On 03/16/2010 08:35 PM, Steven Watanabe wrote:
AMDG
Andrey Semashev wrote:
Technically, it is possible to merge the filter and formatter into a single class. However, this looks like a bad design to me, since the attr usage syntax becomes ambiguous in different ways, and its implementation includes two different and unrelated things.
How is it ambiguous? I don't like having to refer to the same thing by different names depending on how I'm going to use it. You should be able to determine how to treat the attr from the context that it's used in.
attr< int >("X", "%04x") > 10 Is that a formatter or a filter? If attr was a lambda placeholder, as you suggest, this expression would probably compile, until being assigned to a variable or being invoked either way. Also, if attr was polymorphic, would this compile: function< bool (attribute_values_view const&) > f = attr< int >("X"); ? That shouldn't compile, assuming that attr< int >("X") is a formatter (because the signature differs) or a filter (because that filter is incomplete).
That approach could probably be reasonable in a general-purpose lambda library, but filters and formatters, as they are now, are quite specialized (which is not bad).
This specialization is bad if it forces you to have separate attrs.
From their implementation standpoint, they have nearly nothing in common.
The point is that attr has the same meaning in both a filter and a formatter.
Yes, but offers different capabilities. This makes sense for a filter:
attr< std::string >("Tag").begins_with("Important")
but is completely nonsense as a formatter.
Then I won't use this expression as a formatter. Anyway, if you want to avoid coupling specific tests to the attr, non-members are your friends.

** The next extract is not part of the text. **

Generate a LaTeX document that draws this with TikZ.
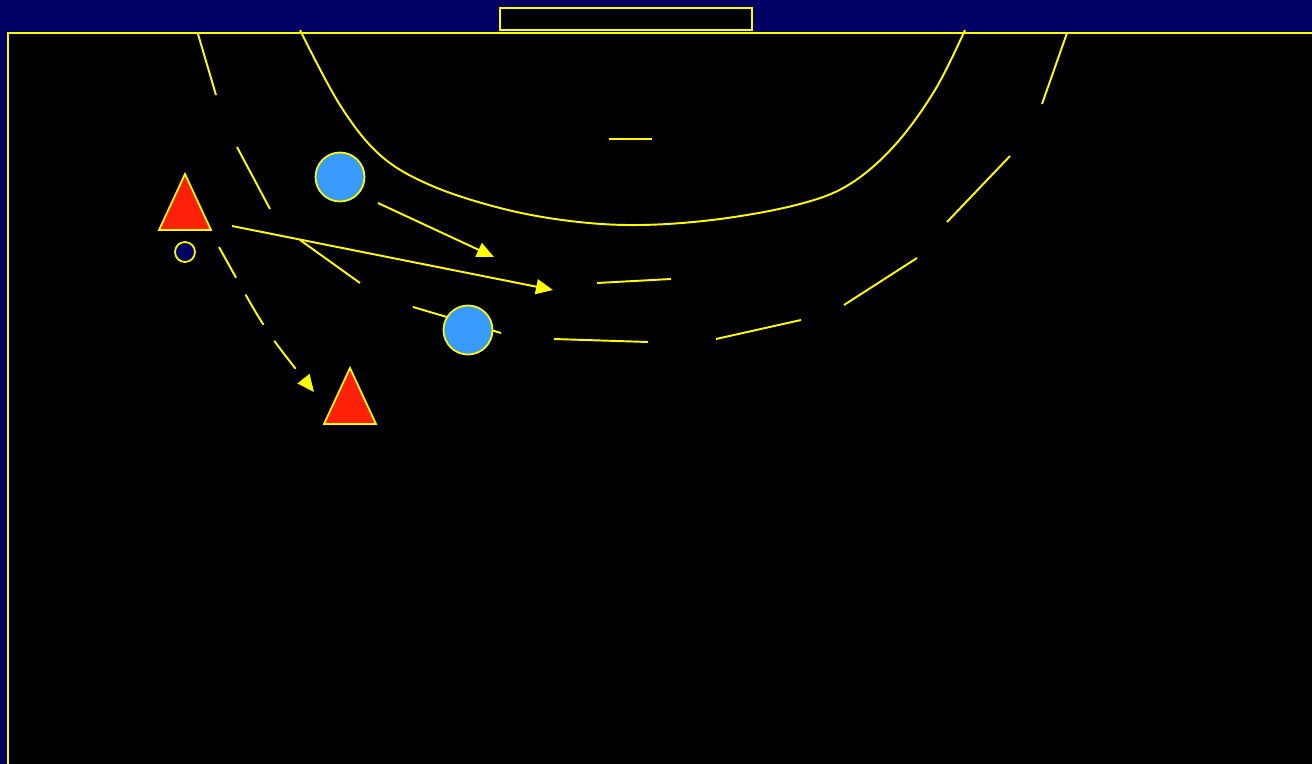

You mean, like this: bind(begins_with, bind(attr< std::string >("Tag"), _1)), "Important") ? Compared to my syntax, this looks cryptic, to say the least.
The formatter attr can contain a boost::format member, which makes it thread-unsafe. Thread unsafe design is common for most formatters.
Is it necessary to have a boost::format object in the result of attr?
It's a valuable optimization, since it saves from parsing the format string on every log record.
Have you measured the effect? Oh, I see what you mean. I would have no problem if you dropped the format parameter of attr entirely.
But I don't want to drop it. It's quite useful.